You've seen the saw drawer already, this is what is nominally the sharpening drawer but also has a couple of knives and a handy wooden block in it:

At the bottom of the left-hand compartment is a piece of plywood with a recess cut into it and some magnets set slightly sub-flush. That provides a base for a selection of cheap 1 mm thick 230 mm × 80 mm diamond plates. Being nice and thin, they don't add much weight, but the plywood keeps them flat. The green thing is a bit of leather (with some stropping compound rubbed in) glued down to a thin steel plate of the same size, so it can be used on the plywood base if necessary as well.

The plywood piece also has some 8 mm holes drilled in the side, so it can be clamped down if necessary (although I doubt it will be necessary).

The measuring / marking drawer is also finished (note the 150 mm rulers standing on their sides on the right-hand side of the photo):

The empty areas are unallocated: there was nothing obvious I could think of that would fit neatly there, so I just hollowed the space out & it can be used for anything that fits and might be useful.

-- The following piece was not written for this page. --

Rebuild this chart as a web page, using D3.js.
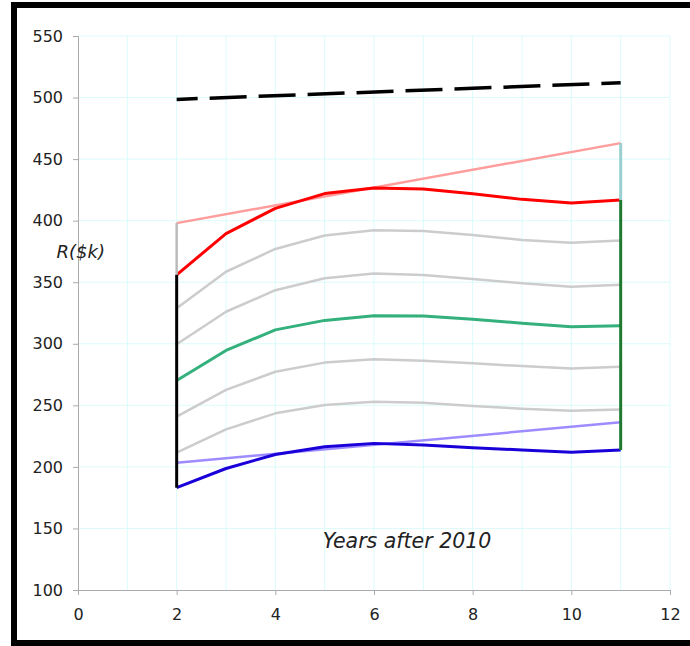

I've also finished the most complicated of the drawers: the router plane drawer. It was way more complicated than the other drawers as I was making full use of the third dimension to cram stuff in.

This is what the model looked like once everything was finished:

A view from another angle:

This is what it looks like "fully stuffed".

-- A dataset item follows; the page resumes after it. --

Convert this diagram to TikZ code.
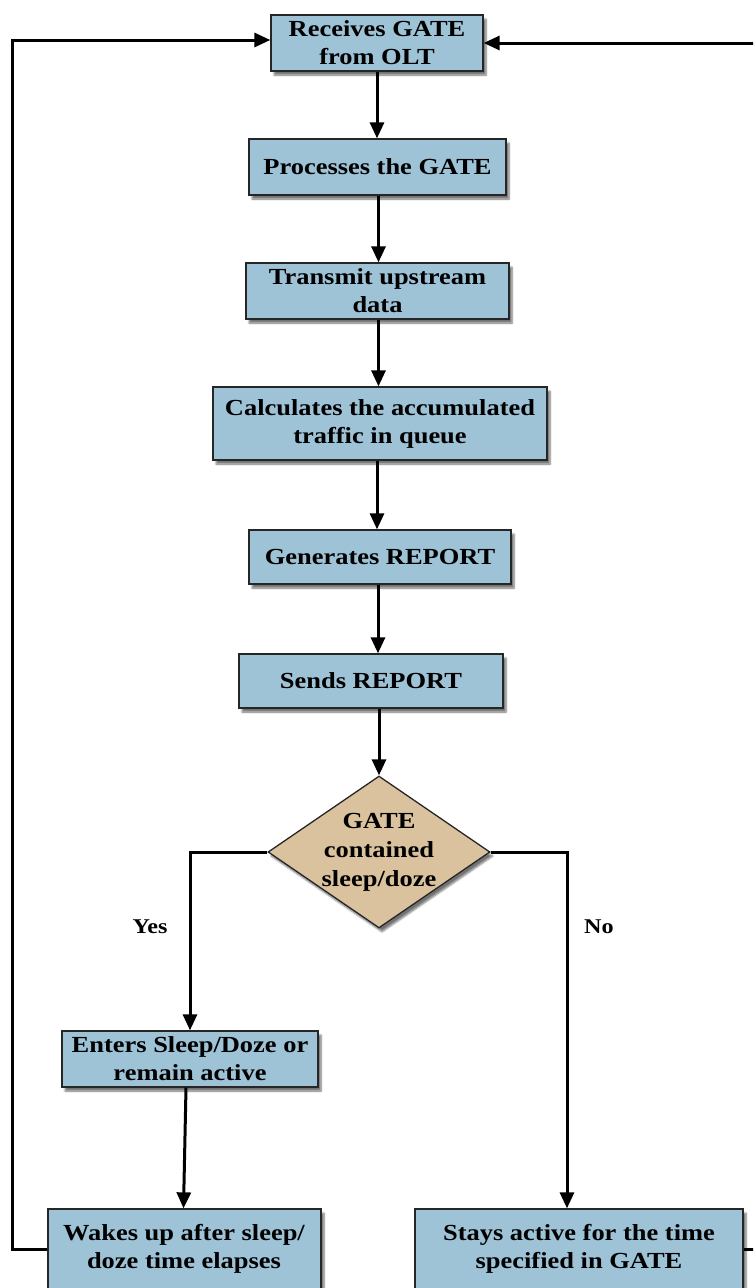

The router blade holder thing lifts out in one piece (the pale grey cover is there to stop idle hands from getting cut on the blades and also to give a bit of extra protection against the whole assembly falling over – it goes over the router plane's adjuster screw).

The grey cover is a fairly loose fit; this is what it looks like underneath – space for 6 router plane blades of different widths: 3, 4, 5, 6 mm and the 1/2" / 12.7 mm wide "standard" ones (it's handy having the different widths as I'll be using the router plane as a plough plane):

The metal block plane sits on a tray that lifts out as well:

I'd wondered about omitting the metal block plane and just taking the home-made wooden one, but I thought I'd keep my options open for now as I use that little Quangsheng thing quite a lot. As it's in a removable tray, it would be very simple to just not fit the tray if I decide not to carry the metal block plane.

With the router cutters and the plane tray removed, the rest of the contents are visible:

Hiding down the left-hand side are a selection of card scrapers and on the right are spare blades for the Veritas smoothing plane and the Quangsheng block plane. The right-hand marking gauge has lots of different heads (two wheel marking heads, one pin marking head and a pencil marking head – in the little green-lidded jar in the top-left), so it offers a lot of flexibility. It's probably gratuitous including the Veritas one as well, but it's surprising how often I have one gauge fixed at one setting and want a second gauge.

In the bottom-right of the drawer are a selection of the Allen keys that came with Veritas stuff – Veritas insist on using inch-based fasteners, so I keep the Allen keys near the tools as I can't just grab any nearby Allen key (as it would inevitably be metric).